After leaving WEP you said, ‘In order to lead you sometimes have to get out of the way’. How does this relate to businesses?

Leadership doesn’t always mean being the person at the top of the pile. It’s about understanding when change is required and being innovative about what the change can be.

There aren’t enough women leaders in business, and there are even fewer women of colour, working-class women and disabled women in CEO positions and in equal numbers in boardrooms and senior decision-making roles. I think we can start to tackle that by encouraging activism in the corporate world – a model that encourages us to think about how we represent different voices and collaborate as a movement within an organisation.

We also need to rethink mentoring models. Some of the best mentoring I’ve had has been from women who are younger than me and come from different ethnic, class and disability backgrounds. I think more leaders need that kind of imaginative support.  There’s also a knee-jerk reaction to offer mentoring to women, when I think we need more women to mentor the men in charge.

 

You’ve said you want to bring an end to the assumption that you need ‘nerves of steel’ or ‘thick-skin’ to be a leader. Why?

Empathy is essential if you are to bring about positive change, and this belief that to lead you need not to be able to feel works against that.

I also think we have very outdated ideas of what being ‘strong’ as a leader means and I particularly hate the phrase ‘a strong woman’ – it suggests that women can be leaders only if they fit a similar template to the men in charge: white, middle- to upper-class, privileged, not disabled and able to shout loudly. I’ve always said I’m here for the thin-skinned people, the women whose journeys to leadership have been different, the people who bruise, the people who speak truth but quietly; the people who are realising that a lifetime of trying to navigate systems that are not constructed around them has left them feeling left out, left behind and cynical.

 

Is this why you’re not a fan of Sheryl Sandberg’s Lean In?

I think Lean In was the start of a conversation about women and leadership rather than the end of it. I think it does women a huge disservice to suggest that if they don’t feel ready for leadership it’s down to them to change. We can’t continue with this idea that all you have to do to change centuries of economic and societal and cultural oppression is try harder – when the problems facing us are structural.

When women don’t get the pay rise they deserve, they’re told they didn’t ask properly. When they find it hard to bear up under the pressures of a deeply sexist workplace, women are told it’s up to them to get a thicker skin. If women are dealing with the stress of not fitting into to a male-focused business environment, they’re told to practise mindfulness. All of this puts the focus back on women to fix themselves when it’s not they who are broken, it’s the system. 

 

What will your future work involve?

I’m working on a project called ‘activate’, which has different strands.
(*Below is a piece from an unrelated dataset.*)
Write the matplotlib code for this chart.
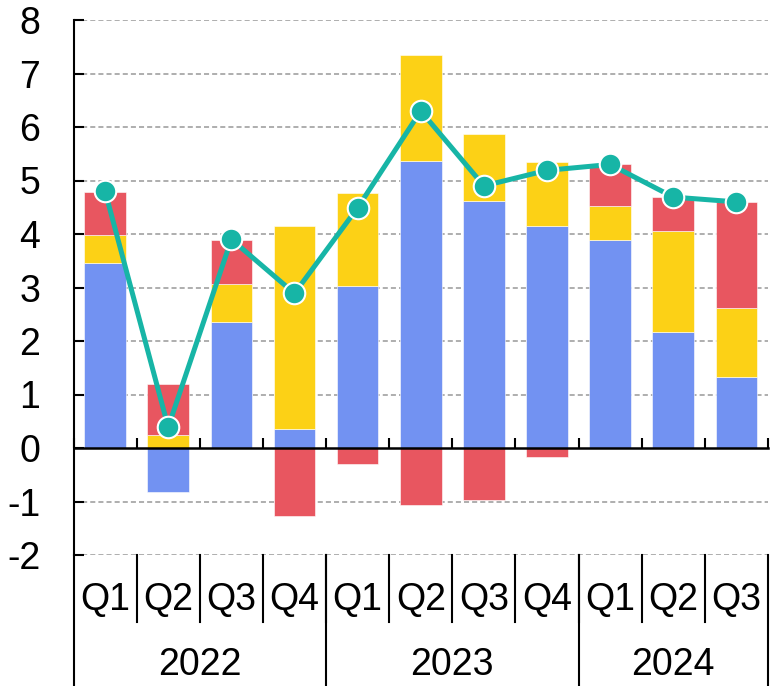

I’m exploring what sustainable activism looks like – challenging the male template that it’s a series of pitched battles rather than a philosophy of learning and collaborating for change – and I want to encourage that kind of thinking both for women in politics and in business.

I can’t say much more now but I’m working with partners and women from different communities to hear what practical help they’d need to move into politics and leadership positions.  And I’m keen to hear from businesses that would like to try a different approach to developing new talent.

Four out of 10 private firms that have published their gender pay gap are showing wider gaps than last year. What would you like to see happen before 2020?

A massive investment in care. We still see it as an expense – something unimportant because women do it. Data shows it is a clear economic investment that yields twice the number of jobs as investment in construction and pays for itself in higher tax revenue and lower welfare costs. We will never close the pay gap as long as women care and men work.

 

And lastly, on International Women’s Day, what would your advice be to men who want to be better allies?

If we’re having a conversation about the pay gap it’s because there is one, and it’s structural. If you’re about to ask a woman whether the pay gap really exists and isn’t just a ‘lifestyle choice’, stop. Go and read up. Reflect on who gets what choices, whether they are really ‘choices’ and whether they are equally shared. And think about the women who don’t have access to work because they’re providing the unpaid, unseen social infrastructure that underpins our economy.